### AIM
Count every line of the listing where the string "page" occurs, and reply with the count alone.

### ITEMS
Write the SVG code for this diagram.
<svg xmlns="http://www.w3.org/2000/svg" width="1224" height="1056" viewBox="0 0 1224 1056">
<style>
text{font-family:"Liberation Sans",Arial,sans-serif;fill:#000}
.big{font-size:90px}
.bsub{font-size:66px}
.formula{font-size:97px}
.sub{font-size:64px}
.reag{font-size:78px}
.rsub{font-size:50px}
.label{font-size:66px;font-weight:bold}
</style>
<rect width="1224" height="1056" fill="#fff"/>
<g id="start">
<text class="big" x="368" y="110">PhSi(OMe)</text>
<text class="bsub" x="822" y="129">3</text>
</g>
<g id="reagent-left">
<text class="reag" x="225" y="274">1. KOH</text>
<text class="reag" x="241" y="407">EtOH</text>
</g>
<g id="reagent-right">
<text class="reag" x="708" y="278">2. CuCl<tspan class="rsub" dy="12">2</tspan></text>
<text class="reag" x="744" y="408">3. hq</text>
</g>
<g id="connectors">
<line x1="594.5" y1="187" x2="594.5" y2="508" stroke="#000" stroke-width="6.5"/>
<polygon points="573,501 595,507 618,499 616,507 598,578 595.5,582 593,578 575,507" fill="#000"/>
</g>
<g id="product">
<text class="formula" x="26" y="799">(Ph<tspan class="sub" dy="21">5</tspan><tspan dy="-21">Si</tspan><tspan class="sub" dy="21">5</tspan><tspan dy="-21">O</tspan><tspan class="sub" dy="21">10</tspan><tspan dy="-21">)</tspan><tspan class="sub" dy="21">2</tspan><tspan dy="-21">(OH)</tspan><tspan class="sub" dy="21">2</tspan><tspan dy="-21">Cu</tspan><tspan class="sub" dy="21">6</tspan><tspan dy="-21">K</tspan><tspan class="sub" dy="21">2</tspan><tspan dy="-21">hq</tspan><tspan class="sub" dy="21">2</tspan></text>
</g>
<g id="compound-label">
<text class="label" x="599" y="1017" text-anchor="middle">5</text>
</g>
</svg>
==
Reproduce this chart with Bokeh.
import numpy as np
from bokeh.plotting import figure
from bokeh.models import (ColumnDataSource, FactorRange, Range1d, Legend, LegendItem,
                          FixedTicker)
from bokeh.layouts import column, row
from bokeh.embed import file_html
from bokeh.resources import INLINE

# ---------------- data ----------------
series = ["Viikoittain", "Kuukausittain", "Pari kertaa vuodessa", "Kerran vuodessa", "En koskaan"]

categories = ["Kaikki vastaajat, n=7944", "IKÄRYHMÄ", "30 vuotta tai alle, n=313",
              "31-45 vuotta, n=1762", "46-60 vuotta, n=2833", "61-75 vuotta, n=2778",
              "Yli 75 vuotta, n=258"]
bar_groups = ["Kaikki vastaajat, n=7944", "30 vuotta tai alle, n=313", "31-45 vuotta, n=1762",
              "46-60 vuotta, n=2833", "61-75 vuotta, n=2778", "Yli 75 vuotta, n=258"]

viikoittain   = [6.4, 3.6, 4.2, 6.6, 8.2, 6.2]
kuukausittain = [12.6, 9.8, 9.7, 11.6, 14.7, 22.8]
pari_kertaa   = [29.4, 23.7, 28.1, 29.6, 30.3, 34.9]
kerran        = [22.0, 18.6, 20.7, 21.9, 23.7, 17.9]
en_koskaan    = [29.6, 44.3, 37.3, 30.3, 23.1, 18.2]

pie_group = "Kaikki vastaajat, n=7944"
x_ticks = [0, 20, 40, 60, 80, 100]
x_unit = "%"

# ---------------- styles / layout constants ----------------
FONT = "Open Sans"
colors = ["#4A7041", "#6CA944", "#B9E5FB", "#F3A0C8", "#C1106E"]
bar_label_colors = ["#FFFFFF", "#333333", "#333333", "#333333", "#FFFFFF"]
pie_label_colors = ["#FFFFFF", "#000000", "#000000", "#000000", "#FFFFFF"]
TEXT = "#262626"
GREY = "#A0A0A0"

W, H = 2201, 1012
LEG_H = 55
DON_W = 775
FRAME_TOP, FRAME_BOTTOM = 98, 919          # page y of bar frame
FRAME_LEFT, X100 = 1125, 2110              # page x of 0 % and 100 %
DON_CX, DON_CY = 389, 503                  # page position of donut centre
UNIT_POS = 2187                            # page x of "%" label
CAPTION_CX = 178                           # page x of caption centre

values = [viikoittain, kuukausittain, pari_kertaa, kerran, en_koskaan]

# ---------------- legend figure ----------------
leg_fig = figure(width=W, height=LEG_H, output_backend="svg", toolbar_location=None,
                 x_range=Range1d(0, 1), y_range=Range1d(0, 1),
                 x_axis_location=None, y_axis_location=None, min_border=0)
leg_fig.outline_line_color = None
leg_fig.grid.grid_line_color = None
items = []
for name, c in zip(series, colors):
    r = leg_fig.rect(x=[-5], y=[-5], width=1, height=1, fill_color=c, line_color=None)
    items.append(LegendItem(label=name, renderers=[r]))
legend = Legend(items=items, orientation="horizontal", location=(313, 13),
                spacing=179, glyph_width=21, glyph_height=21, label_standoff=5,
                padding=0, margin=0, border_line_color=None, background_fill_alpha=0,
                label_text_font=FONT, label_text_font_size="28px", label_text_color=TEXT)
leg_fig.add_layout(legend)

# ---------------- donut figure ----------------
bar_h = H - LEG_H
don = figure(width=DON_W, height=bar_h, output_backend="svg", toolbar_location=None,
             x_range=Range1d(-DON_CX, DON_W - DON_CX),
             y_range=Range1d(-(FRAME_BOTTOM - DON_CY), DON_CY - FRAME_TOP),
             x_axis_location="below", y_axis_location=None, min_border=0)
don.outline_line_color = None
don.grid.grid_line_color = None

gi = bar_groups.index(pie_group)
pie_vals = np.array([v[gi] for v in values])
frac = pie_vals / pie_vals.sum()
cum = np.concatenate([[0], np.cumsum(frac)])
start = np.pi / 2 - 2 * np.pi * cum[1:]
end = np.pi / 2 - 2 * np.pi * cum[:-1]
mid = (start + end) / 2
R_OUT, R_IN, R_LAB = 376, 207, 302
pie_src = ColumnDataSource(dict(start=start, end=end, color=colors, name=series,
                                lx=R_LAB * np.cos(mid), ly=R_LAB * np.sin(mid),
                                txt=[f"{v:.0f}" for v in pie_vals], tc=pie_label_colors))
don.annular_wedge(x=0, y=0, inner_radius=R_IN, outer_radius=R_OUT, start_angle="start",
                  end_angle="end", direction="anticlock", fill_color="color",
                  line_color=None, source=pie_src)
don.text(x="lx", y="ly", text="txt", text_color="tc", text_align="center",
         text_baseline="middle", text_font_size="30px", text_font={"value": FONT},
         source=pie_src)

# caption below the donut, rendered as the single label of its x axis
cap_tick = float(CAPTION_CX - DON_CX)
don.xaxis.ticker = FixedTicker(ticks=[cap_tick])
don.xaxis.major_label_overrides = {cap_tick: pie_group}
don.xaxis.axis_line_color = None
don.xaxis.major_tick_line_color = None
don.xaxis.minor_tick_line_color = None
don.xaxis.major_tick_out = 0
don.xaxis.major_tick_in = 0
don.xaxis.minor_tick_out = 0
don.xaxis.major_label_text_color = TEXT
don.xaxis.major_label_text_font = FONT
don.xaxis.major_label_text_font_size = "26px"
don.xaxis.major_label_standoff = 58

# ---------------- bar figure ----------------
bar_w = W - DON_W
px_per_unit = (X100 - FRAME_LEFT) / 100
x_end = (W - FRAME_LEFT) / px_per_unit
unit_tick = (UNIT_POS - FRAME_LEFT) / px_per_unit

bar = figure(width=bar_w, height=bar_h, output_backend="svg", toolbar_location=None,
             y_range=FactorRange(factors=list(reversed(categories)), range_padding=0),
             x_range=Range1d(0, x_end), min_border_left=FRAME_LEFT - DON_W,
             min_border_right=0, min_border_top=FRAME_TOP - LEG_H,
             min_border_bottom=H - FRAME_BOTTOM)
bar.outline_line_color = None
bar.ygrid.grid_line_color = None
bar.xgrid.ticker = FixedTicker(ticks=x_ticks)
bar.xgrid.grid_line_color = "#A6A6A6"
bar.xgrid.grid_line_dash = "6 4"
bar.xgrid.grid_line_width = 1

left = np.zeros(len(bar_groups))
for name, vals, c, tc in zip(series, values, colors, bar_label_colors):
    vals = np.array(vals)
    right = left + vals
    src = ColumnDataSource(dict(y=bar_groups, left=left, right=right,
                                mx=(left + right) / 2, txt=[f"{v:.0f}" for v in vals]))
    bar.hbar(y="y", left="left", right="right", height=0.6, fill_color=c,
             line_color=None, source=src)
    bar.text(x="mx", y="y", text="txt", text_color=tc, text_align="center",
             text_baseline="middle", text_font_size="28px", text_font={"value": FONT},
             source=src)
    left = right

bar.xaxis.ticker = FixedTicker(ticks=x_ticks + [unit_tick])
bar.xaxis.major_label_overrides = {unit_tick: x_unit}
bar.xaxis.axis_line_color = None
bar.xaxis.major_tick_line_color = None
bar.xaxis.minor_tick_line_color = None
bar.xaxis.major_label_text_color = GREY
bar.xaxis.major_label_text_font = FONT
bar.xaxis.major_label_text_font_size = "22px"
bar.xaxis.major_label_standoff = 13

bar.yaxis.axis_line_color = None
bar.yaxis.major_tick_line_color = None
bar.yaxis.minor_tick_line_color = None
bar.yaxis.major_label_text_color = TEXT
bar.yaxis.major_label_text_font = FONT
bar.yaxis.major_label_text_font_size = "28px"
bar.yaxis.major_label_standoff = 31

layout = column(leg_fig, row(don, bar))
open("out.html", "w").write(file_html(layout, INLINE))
--
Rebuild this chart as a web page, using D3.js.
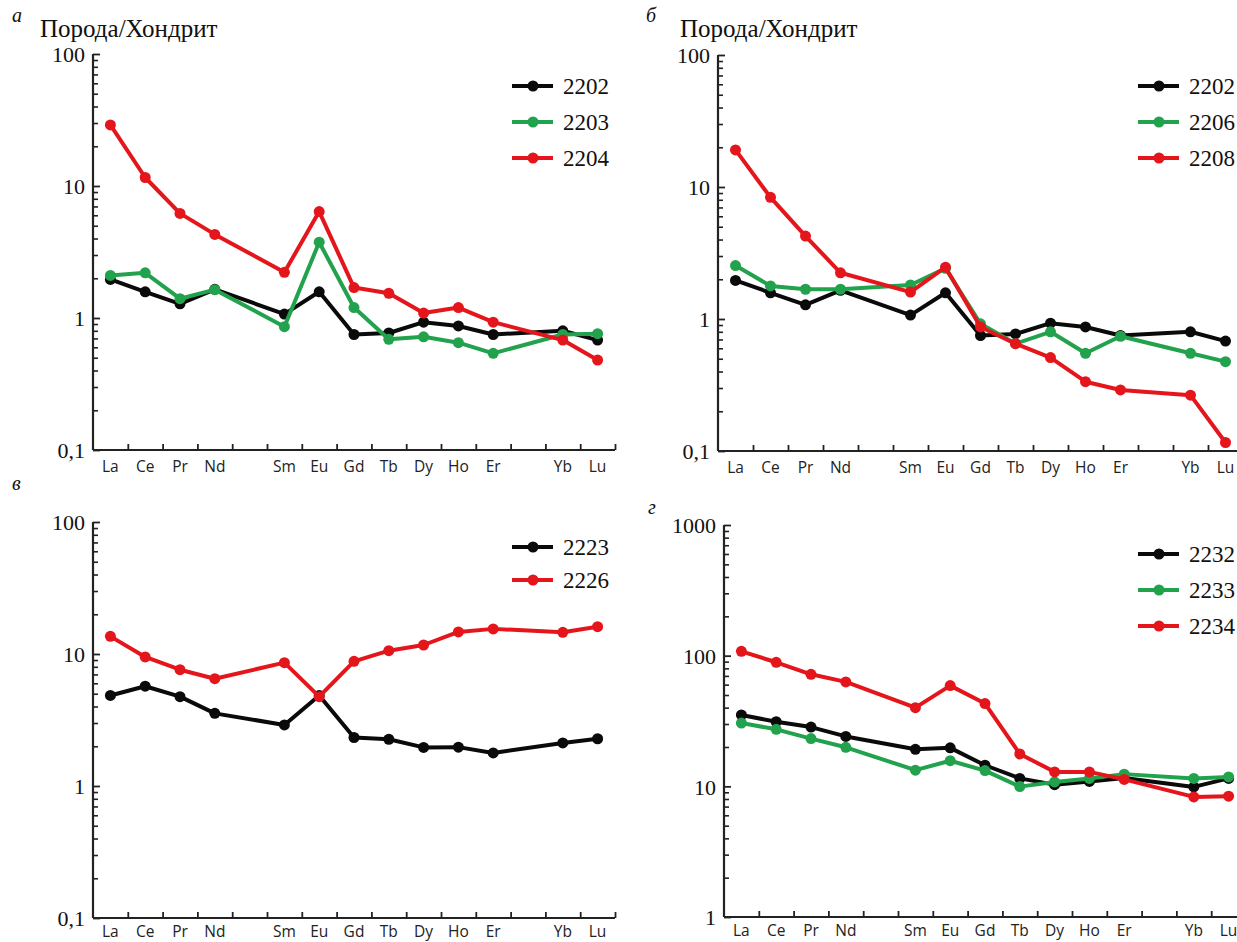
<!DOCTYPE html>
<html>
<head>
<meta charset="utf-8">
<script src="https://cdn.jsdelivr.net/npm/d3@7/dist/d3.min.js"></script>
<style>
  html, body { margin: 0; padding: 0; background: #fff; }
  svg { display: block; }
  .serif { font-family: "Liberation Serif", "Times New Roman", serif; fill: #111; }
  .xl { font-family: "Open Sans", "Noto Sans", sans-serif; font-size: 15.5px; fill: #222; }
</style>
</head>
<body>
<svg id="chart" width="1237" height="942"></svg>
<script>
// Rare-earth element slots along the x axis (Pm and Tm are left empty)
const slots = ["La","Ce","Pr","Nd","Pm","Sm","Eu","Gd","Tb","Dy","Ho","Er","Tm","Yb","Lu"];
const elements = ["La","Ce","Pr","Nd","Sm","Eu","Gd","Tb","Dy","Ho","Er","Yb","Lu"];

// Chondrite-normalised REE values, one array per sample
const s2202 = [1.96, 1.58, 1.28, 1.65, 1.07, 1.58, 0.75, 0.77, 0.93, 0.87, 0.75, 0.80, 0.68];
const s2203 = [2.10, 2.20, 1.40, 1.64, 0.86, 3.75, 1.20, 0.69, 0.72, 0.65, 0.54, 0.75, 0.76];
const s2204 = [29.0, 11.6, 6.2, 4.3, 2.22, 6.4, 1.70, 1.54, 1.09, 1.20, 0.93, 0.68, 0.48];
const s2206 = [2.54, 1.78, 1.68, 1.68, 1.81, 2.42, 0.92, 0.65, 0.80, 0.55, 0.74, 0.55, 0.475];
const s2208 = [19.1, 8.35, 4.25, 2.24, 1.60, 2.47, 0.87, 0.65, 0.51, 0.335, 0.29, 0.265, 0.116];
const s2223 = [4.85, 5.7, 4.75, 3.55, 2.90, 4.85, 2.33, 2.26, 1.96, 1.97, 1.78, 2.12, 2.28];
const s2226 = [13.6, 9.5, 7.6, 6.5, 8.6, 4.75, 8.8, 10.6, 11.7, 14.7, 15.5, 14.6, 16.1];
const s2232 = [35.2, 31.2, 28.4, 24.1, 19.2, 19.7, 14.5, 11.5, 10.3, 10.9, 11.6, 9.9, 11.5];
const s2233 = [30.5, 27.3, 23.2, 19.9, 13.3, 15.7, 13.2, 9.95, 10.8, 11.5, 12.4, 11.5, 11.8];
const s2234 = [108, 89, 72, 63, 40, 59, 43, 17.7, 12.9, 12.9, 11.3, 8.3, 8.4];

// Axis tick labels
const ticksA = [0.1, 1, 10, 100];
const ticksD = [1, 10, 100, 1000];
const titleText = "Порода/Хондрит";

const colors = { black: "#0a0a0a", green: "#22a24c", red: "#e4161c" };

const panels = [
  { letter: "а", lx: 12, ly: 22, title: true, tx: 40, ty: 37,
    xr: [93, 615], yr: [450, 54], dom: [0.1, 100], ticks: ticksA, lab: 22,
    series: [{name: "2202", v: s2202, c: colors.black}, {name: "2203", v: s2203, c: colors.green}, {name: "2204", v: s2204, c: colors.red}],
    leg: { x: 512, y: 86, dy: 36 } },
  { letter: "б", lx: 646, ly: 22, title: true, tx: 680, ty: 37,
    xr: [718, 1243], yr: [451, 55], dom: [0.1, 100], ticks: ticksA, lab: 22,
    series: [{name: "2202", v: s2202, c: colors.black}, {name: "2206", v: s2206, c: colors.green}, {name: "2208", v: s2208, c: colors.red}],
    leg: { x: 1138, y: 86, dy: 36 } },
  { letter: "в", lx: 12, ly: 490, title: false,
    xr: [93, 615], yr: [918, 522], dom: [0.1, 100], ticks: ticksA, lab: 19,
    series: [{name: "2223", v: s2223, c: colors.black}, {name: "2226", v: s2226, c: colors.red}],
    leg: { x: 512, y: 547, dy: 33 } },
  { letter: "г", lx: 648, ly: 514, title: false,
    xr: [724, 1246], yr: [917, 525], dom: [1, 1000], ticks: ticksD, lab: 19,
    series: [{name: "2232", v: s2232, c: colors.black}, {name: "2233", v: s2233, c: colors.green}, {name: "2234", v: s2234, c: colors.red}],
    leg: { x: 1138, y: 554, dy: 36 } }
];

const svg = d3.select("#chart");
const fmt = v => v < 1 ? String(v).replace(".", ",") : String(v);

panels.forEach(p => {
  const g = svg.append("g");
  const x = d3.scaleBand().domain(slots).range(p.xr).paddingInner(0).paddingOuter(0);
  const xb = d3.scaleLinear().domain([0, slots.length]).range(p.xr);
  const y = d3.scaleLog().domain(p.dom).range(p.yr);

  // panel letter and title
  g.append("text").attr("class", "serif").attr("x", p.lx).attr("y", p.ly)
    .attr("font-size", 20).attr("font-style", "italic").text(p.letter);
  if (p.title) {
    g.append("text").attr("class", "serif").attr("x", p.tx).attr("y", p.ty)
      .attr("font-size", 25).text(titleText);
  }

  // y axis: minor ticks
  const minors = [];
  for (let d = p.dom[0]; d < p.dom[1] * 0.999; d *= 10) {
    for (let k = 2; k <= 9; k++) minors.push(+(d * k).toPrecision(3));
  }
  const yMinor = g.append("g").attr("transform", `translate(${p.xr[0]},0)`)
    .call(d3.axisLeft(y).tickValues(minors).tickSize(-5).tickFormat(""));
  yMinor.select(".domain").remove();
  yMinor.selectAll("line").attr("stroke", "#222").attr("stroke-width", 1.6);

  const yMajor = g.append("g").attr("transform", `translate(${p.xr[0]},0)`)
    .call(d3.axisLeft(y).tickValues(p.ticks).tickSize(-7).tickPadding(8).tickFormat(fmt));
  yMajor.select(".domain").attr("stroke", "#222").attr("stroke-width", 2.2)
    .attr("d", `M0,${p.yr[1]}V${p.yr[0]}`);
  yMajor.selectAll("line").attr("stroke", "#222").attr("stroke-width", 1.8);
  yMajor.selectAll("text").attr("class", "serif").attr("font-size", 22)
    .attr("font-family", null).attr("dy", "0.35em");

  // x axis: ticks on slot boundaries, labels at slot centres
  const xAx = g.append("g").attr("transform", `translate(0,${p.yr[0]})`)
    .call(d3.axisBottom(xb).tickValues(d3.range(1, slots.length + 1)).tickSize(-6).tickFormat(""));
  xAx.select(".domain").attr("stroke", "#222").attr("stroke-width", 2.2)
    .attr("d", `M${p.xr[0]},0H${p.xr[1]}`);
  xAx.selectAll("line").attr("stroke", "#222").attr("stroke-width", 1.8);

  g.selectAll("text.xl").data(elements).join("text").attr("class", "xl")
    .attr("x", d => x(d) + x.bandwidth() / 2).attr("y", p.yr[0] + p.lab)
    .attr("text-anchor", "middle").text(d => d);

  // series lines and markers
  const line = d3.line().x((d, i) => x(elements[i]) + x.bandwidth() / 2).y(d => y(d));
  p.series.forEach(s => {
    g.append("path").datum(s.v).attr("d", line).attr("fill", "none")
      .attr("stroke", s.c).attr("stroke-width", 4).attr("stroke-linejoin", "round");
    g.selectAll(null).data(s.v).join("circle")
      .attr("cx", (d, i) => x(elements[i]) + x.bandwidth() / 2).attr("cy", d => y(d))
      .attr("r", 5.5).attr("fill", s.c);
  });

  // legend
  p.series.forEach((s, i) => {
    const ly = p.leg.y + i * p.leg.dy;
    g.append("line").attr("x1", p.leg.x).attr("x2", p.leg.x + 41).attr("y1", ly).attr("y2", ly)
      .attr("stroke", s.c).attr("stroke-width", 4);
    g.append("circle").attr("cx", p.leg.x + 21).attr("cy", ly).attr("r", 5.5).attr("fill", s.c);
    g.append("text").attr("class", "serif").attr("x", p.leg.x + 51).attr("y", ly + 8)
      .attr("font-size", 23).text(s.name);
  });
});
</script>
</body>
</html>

### WORKED SOLUTION
6